# Installing Air Handler



## rlmcjunk (Jun 22, 2005)

Hey Mark,

I installed one not too long ago and what I did is I built a stand out of 2x4 and plywood. It does not take much work and it worked good.


----------



## murray (Jun 3, 2005)

you can build it out of wood ,and creat a return duct for the unit to sit on,but if it is in an open area i would get a sheet metal guy to fab a plenum base out of 18- 20 ga galv metal that you could tap a filter rack and r/a drop into.this would look like an installer put it in .this shouldnt cost more than 100$ for this base ,it basically is a piece of duct with an end cap and the raw edge turned in for the unit to sit on .though if you get a wrap type base with viens in it ,it will be more$$$also ,or install it up high on angle brackets.dont forget to seal any duct that is under a negative preasure in the garage ,you dont want to pump garage fumes into your house.there is so many ways to install ,it depends on you,and your budget


----------



## jack of none (Jun 19, 2010)

*flipping the air handler*

Hey mark,i have a simular problem,i purchased a goodman air handler, model # aruf303016, thinking it was a down draft unit,with the supply in the bottom,and the return in the top,i am installing it vertical,once i started reading about it,and found out the return was in the bottom(where my trunk line is),i freaked out,thinking i was going to have to send it back,i talked to an old friend of mine,who does hvac work,said relax,you can flip the unit upside down and coil around,add a drip pan,and move the blower around,and it would work. so now my only problem is getting under the house to run the line set,i only have about a 24 inch crawl space,good luck with your project...Dave


----------



## Marty S. (Oct 31, 2009)

Hopefully he's done since it's been 5 years.


----------



## beenthere (Oct 11, 2008)

LOL... Only 5 years.

Hope you used the DPI kit like you were suppose to for the conversion to downflow.

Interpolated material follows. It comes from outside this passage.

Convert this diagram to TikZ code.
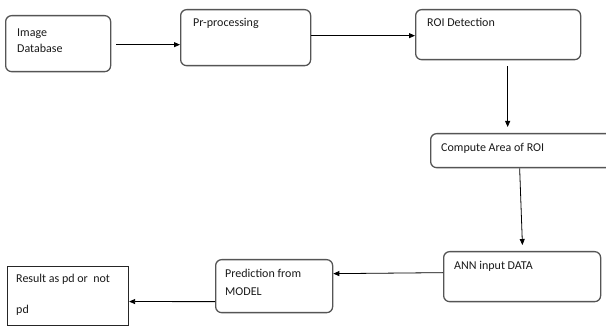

If not. You'll have lots of problems.


----------



## jack of none (Jun 19, 2010)

*five years*

Whats up been there, i noticed the date after i had posted..oops,any way,the dpi kit,thats the insulation kit that goes under the coil?,this is my first install,hoping to save some money, im a maintenace man by trade,but have never done any hvac for the house. I really opened up a can of worms,tha house was built in 1946,it was moved to the present location in the late sixtys,i think they put the duct work down before the house was dropped, when i pulled the old furnace out,which was an oil unit,water had been leakin down the stack for years,and the trunk line is rotted out,to replace it,i would have to pull alot of the floor up,im gonna have to get under the house and dig enough room to just get to where the line set comes up into the furnace closet,any insight would be great...Dave


----------



## beenthere (Oct 11, 2008)

There are baffles that need to be installed on that coil(comes with kit). Or the blower will suck the water out of the drain pan.


----------



## jack of none (Jun 19, 2010)

*dpi kit*

Thanks again, i just got off the web sight where i purchased my unit,they have three different dpi kits,but it dosn't say anywhere which one fits my unit,i am gonna try to contact them,...Dave


----------



## beenthere (Oct 11, 2008)

Air handler model 018-32 DPI18-20/30
Air handler model 036-42 DPI36-42/30
Air handler model 048-61 DPI48-61/30

Above should be listed in your install manual.


----------



## jack of none (Jun 19, 2010)

*dpi kit*

Thanks again been there,mine use's the 42/30,i took the coil out,flipped all the brackets over,now i just have to wait till the kit comes in the mail, i also installed the heat strip kit,it was a 15kw,but i knocked it down to 10, i didn't want to upgrade my service to 200 amp. something i should have checked before orderin a 15 k. the next obstackle is get under the house to install my line set,just set off a bug bomb,so its time to grab the shovel! lol


----------



## REP (Jul 24, 2011)

I can't believe that ANY code allows a furnace of any kind to be installed in a garage.
The ducting too and from the garage wwould bring in motor exhaust into the house.
That is exactly how some people end up dead in their bed.


----------



## gregzoll (Dec 25, 2006)

REP said:


> I can't believe that ANY code allows a furnace of any kind to be installed in a garage.
> The ducting too and from the garage wwould bring in motor exhaust into the house.
> That is exactly how some people end up dead in their bed.


Or the fact that you pulled up a thread started over six years ago from its grave.


----------



## beenthere (Oct 11, 2008)

REP said:


> I can't believe that ANY code allows a furnace of any kind to be installed in a garage.
> The ducting too and from the garage wwould bring in motor exhaust into the house.
> That is exactly how some people end up dead in their bed.


Code permits furnaces and air handlers to be installed in a garage. Duct work must be sealed/or chased.


----------



## beenthere (Oct 11, 2008)

gregzoll said:


> Or the fact that you pulled up a thread started over six years ago from its grave.


Actually, it was a spammer that revived this thread. He and his post are gone.


----------



## REP (Jul 24, 2011)

beenthere said:


> Code permits furnaces and air handlers to be installed in a garage. Duct work must be sealed/or chased.


Well I've turned down jobs that required the ductwork to enter and leave the garage because I believed that it was too much of a risk.
How does the code you mention avoid the obvious danger?
I may be retired but I am always ready to learn something new.


----------



## beenthere (Oct 11, 2008)

Duct work running through a garage is chased/enclosed in drywall. So no vapors can enter it.A furnace or air handler is allowed to have its plenum and a starting duct not enclosed if it goes directly through the ceiling.


----------